MANSUR YAVAŞ ANKETLERİ MASAYA KOYDU, ÖN SEÇİME KARŞI ÇIKTI
Söz konusu toplantı CHP tarafından aktarılanın aksine uzlaşıyı getirmedi. Toplantıda Mansur Yavaş, elindeki anketleri Özgür Özel ve Ekrem İmamoğlu'nun önüne koyarak aday belirlemek için erken olduğunu ancak Cumhurbaşkanlığı için en güçlü ismin kendisi olduğunu öne sürdü.
Ön seçim yöntemine karşı olduğunu detaylarıyla anlatan Yavaş, CHP tabanının belirleyeceği bir adayın toplum nezdinde karşılık bulamayacağını öne sürdü. Ancak Özel ve İmamoğlu'nun ortak duruşu nedeniyle taraflar uzlaşamadı.
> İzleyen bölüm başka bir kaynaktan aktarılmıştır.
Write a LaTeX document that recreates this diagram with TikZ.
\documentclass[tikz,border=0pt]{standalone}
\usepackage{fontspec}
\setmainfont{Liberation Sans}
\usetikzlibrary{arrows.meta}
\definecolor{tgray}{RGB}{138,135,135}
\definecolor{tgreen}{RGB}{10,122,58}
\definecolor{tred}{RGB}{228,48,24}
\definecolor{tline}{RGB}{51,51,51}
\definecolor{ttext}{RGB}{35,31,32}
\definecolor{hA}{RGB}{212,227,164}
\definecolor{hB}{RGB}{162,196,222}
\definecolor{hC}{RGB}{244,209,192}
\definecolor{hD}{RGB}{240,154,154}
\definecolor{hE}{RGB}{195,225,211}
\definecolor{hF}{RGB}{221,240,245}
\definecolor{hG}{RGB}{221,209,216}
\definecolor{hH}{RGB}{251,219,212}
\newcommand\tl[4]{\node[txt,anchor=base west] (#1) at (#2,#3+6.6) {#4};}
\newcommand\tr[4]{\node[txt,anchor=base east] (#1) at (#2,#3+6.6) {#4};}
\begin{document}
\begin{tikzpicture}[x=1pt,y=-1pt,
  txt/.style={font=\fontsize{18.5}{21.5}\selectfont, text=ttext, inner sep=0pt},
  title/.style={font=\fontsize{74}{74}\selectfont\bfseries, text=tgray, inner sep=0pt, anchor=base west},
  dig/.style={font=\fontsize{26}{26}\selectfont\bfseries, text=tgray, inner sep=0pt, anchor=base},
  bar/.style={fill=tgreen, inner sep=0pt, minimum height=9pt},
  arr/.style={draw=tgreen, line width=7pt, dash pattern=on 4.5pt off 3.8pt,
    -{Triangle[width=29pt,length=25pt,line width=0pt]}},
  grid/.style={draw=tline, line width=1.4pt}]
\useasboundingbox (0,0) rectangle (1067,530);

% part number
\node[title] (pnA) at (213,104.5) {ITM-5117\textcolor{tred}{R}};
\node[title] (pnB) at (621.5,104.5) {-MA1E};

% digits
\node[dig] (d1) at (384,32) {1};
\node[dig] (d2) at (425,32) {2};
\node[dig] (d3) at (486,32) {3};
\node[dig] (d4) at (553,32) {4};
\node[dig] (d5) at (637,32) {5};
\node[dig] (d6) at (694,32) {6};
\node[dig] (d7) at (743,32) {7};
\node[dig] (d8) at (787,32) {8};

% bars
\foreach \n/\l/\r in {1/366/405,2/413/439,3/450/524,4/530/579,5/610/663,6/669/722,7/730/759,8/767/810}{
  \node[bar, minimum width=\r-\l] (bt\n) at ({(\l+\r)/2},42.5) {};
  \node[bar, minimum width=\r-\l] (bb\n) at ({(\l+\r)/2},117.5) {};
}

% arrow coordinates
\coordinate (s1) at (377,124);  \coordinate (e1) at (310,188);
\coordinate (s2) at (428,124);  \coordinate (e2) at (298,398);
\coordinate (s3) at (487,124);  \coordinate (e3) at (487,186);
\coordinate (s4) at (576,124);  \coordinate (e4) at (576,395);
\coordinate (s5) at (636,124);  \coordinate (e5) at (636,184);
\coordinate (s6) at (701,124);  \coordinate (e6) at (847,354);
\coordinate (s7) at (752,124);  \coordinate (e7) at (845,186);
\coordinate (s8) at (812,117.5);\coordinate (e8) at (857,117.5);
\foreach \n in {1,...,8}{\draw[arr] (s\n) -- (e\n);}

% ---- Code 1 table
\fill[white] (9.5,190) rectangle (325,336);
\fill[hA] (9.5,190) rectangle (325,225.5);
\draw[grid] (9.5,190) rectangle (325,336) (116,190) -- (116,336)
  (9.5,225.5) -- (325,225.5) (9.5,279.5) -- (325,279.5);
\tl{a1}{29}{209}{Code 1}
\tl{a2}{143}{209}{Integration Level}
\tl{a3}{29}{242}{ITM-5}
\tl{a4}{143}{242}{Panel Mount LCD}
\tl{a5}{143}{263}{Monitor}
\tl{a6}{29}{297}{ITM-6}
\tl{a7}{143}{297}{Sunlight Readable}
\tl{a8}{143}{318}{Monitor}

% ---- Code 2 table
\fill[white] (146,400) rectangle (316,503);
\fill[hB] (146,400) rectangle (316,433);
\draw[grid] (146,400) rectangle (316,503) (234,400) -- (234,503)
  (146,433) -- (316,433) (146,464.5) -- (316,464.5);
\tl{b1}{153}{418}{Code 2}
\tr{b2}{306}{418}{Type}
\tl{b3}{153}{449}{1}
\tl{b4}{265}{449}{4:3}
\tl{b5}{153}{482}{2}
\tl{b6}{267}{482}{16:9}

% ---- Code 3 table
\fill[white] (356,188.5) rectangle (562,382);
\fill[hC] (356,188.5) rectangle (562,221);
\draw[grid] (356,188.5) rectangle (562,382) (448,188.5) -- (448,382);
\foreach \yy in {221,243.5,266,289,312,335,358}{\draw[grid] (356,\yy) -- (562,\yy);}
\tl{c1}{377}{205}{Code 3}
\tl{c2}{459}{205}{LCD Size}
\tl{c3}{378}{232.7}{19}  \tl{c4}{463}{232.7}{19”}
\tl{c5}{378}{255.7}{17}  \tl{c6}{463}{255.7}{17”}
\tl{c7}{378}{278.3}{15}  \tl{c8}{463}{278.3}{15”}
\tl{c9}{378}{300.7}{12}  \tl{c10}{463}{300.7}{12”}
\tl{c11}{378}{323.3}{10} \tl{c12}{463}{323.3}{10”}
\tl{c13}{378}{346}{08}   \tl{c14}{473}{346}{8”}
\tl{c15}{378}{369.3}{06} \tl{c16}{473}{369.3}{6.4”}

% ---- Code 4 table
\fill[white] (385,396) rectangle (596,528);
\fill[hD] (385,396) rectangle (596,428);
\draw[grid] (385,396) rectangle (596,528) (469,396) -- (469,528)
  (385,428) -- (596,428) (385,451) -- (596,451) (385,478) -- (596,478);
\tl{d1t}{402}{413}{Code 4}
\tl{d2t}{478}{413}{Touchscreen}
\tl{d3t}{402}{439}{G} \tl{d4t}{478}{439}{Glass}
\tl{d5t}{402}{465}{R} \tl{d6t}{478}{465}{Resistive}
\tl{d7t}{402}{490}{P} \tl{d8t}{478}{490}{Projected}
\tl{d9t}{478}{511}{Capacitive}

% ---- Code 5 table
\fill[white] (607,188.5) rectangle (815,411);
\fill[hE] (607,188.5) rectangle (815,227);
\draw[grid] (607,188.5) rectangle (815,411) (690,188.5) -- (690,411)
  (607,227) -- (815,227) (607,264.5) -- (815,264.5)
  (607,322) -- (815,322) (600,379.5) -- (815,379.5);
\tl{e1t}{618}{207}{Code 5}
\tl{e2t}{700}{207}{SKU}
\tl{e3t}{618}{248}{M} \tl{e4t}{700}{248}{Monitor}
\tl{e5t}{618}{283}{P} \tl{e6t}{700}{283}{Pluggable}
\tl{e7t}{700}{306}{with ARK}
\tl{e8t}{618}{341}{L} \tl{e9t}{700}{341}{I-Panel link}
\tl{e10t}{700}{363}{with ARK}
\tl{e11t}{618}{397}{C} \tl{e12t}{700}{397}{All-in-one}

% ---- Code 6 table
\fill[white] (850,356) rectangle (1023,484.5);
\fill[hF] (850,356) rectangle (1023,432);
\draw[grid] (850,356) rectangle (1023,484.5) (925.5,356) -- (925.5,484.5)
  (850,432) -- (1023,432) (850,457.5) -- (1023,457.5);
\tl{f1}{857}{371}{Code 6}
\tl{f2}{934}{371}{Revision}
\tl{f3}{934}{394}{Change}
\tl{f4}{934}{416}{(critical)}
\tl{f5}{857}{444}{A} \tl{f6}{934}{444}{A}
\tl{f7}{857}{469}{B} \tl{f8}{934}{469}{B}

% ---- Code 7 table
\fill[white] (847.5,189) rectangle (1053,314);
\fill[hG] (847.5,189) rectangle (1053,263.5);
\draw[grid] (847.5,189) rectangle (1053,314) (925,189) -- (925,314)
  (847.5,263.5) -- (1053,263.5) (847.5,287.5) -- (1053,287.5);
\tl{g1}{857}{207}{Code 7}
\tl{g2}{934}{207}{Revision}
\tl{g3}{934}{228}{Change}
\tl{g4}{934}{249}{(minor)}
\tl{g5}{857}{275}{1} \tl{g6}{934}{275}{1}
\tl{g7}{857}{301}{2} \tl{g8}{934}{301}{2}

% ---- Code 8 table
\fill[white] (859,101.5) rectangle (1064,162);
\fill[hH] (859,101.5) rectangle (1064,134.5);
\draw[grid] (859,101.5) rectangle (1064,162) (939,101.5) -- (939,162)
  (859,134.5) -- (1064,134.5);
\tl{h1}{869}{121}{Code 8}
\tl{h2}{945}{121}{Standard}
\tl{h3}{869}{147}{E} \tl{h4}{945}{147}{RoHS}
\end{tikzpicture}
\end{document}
Mansur Yavaş'ın toplantı sırasında Ekrem İmamoğlu'na, "Trollerini üzerimden çek" dediği de kulislere yansıdı.
ÖZEL, "YAVAŞ ÖN SEÇİME GİRMEYECEK" DEDİ AMA GERÇEK BAŞKA
Görüşmenin ardından Özgür Özel, "Birlikteyiz, hep birlikte olacağız. Hep beraber kazanacağız. Türkiye kazanacak" paylaşımında bulunsa da perde arkasında gerilim tırmandı.
Özgür Özel, toplantı sonrası yaptığı açıklamada ön seçim tarihinin 23 Mart olarak belirlendiğini ve Mansur Yavaş'ın bu sürece dahil olmayacağını duyurdu.
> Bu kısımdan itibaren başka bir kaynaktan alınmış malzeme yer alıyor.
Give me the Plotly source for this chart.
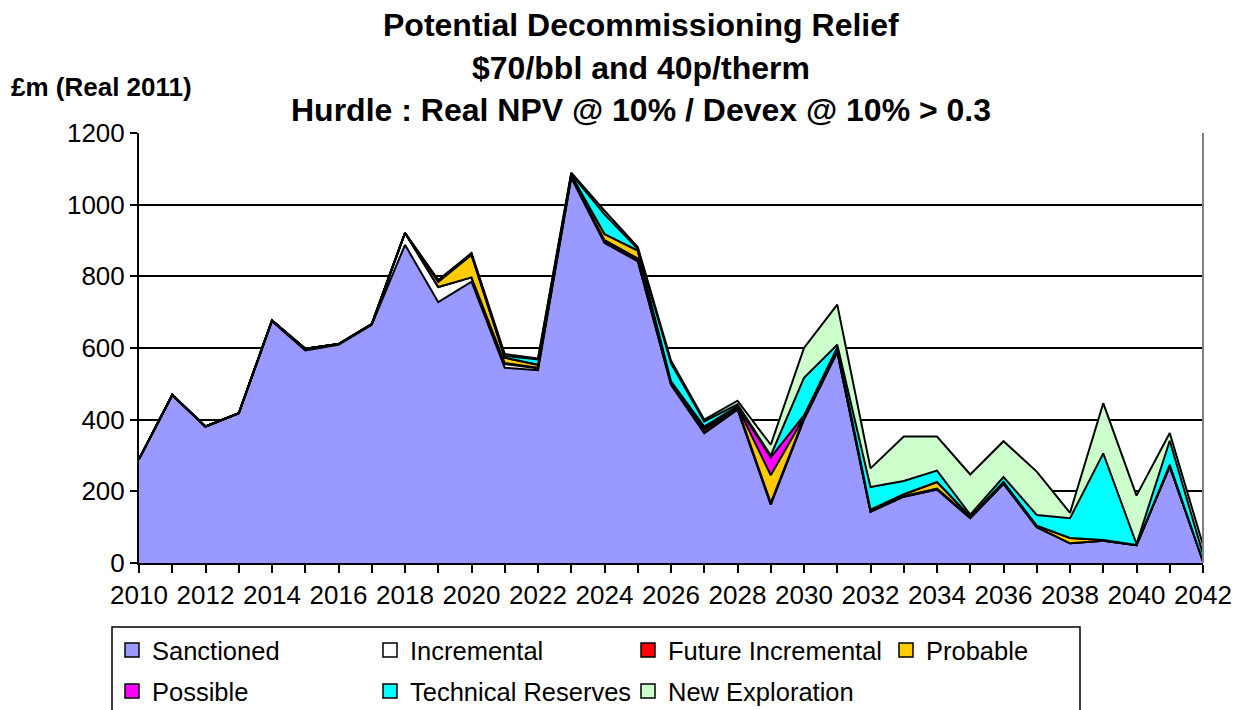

İMAMOĞLU: YAVAŞ ADAY OLMAYACAK
İBB Başkanı Ekrem İmamoğlu da Mansur Yavaş'ın aday olmayacağını iddia etti. Radyoculara konuşan Ekrem İmamoğlu adaylık meselesine ilişkin şunları söyledi:
"Çok değerli bir buluşma yaptık. Her aşamasını parti içi süreçlerimizle yönetiyoruz. Gazeteci birkaç arkadaşımızla da dün, bugün görüştüğümüz için, ifade ettiğim şeylerin aynılarını da burada da ifade edebilirim. Sonuçta Mansur Bey'in farklı bir bakışı var. 'Bugün erken. Adaylık için erken. Dolayısıyla ön seçim de erken' diye bir bakışı var. Dolayısıyla bu koşullarda aday olmayı düşünmediğini ifade etti."
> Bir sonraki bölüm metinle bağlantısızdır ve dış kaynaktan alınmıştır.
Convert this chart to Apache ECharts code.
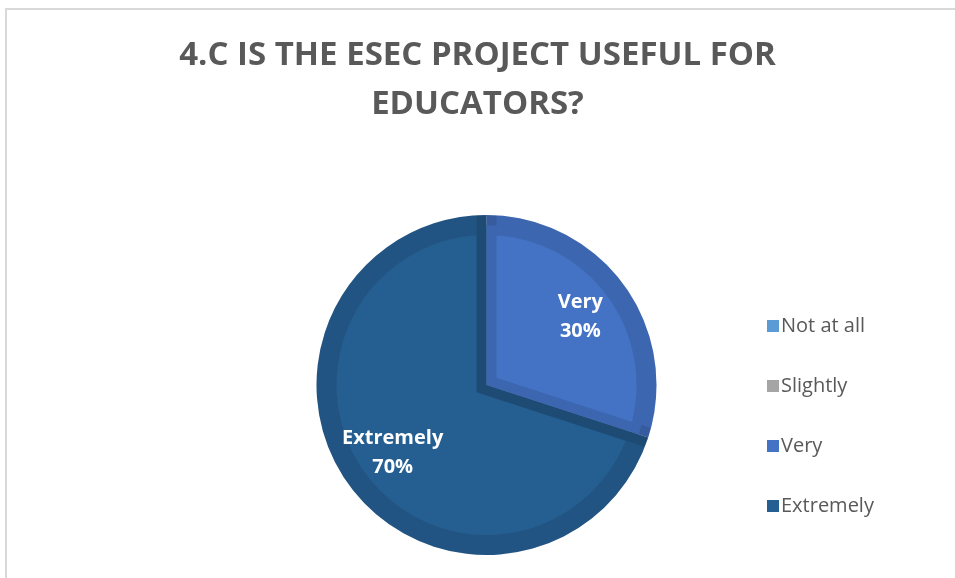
<!DOCTYPE html>
<html>
<head>
<meta charset="utf-8">
<script src="https://cdn.jsdelivr.net/npm/echarts@6/dist/echarts.min.js"></script>
<style>
  html, body { margin: 0; padding: 0; background: #ffffff; }
  #chart { width: 955px; height: 578px; position: absolute; left: 0; top: 0; }
  #frame { position: absolute; left: 5px; top: 8px; width: 1000px; height: 700px;
           border: 2px solid #D9D9D9; box-sizing: border-box; pointer-events: none; }
</style>
</head>
<body>
<div id="chart"></div>
<div id="frame"></div>
<script>
const titleText = '4.C IS THE ESEC PROJECT USEFUL FOR\nEDUCATORS?';
const categories = ['Not at all', 'Slightly', 'Very', 'Extremely'];
const values = [0, 0, 30, 70];
const colors = ['#5B9BD5', '#A5A5A5', '#4472C4', '#255E91'];
// drawing order of the slices (Very drawn last so its bevel stays its own colour)
const drawOrder = [3, 0, 1, 2];
const startAngle = -18;

const center = [486.5, 385];
const baseData = drawOrder.map(i => ({
  name: categories[i],
  value: values[i],
  itemStyle: { color: colors[i] }
}));

const chart = echarts.init(document.getElementById('chart'));
chart.setOption({
  animation: false,
  color: colors,
  title: {
    text: titleText,
    left: 'center',
    top: 26,
    textStyle: {
      fontFamily: 'Open Sans',
      fontWeight: 'bold',
      fontSize: 33,
      lineHeight: 49,
      color: '#595959'
    }
  },
  legend: {
    orient: 'vertical',
    left: 762,
    top: 311,
    itemWidth: 12,
    itemHeight: 12,
    itemGap: 40,
    icon: 'rect',
    data: categories,
    itemStyle: { borderWidth: 0 },
    textStyle: { fontFamily: 'Open Sans', fontSize: 20, lineHeight: 20, color: '#595959', padding: [0, 0, 0, -3] }
  },
  series: [
    {
      type: 'pie',
      name: 'outer',
      center: center,
      radius: 170,
      startAngle: startAngle,
      silent: true,
      label: { show: false },
      labelLine: { show: false },
      data: baseData.map(d => ({ ...d, itemStyle: { ...d.itemStyle, borderWidth: 0 } }))
    },
    {
      type: 'pie',
      name: 'inner',
      center: center,
      radius: 160,
      startAngle: startAngle,
      silent: true,
      label: { show: false },
      labelLine: { show: false },
      data: baseData.map(d => ({
        ...d,
        itemStyle: {
          ...d.itemStyle,
          borderWidth: d.value === 0 ? 0 : 20,
          borderColor: 'rgba(0,0,0,0.1)',
          borderJoin: 'miter'
        }
      }))
    },
    {
      type: 'pie',
      name: 'labels',
      center: center,
      radius: [56, 170],
      startAngle: startAngle,
      silent: true,
      percentPrecision: 0,
      labelLine: { show: false },
      label: {
        show: true,
        position: 'inside',
        formatter: '{b}\n{d}%',
        color: '#ffffff',
        fontFamily: 'Open Sans',
        fontWeight: 'bold',
        fontSize: 20,
        lineHeight: 29
      },
      data: baseData.map(d => ({
        ...d,
        itemStyle: { color: 'rgba(0,0,0,0)', borderWidth: 0 },
        label: d.value === 0 ? { show: false } : undefined
      }))
    }
  ]
});
</script>
</body>
</html>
"Erken-geç" tartışmasına katılmadığını söyeleyen İmamoğlu "Sürecin detayları muhtemelen bu hafta sonu açıklanır, kamuoyuyla paylaşılır. Önümüzdeki hafta da yol haritamız belli olur. Ben, Türkiye için çok önemli fırsatlar barındıran bir yola, cesaretle partimizin adım attığını düşünüyorum. Bu bir demokrasi devrimidir. Dünyada çok azdır. Ülkemizde ilk kez bir cumhurbaşkanı adayını, partinin üyeleri belirleyecektir. Geç, erken tartışmasına da ben katılmıyorum. Koşullara, zamana, zamanın ruhuna göre bu değişebilir." iddiasında bulundu.
MANSUR YAVAŞ'IN ADAYLIK PLANI
Özel ve İmamoğlu'nun iddiasının aksine kulislerde Yavaş'ın adaylık planlarından vazgeçmediği ve çalışmalarını hızlandırdığı konuşuluyor.
ANKET KOZU "MASA" PLANI
Toplantıda Yavaş'ın, "Anketler böyle çıkmaya devam ederse aday olacağımı bilin." dediği öne sürüldü. Yavaş'ın 6'lı Masa benzeri yeni bir ittifakla yola devam etmeyi planladığı konuşuluyor.
Habertürk'ten Fevzi Çakır'ın iddiasına göre Yavaş söz konusu toplantıda Özel ve İmamoğlu'na "Bu saatten sonra aday olup olmamak sadece benim kararım olamaz. Toplum bu işi satın aldı. Anketler böyle çıkmaya devam ederse aday olacağımı bilin" dedi.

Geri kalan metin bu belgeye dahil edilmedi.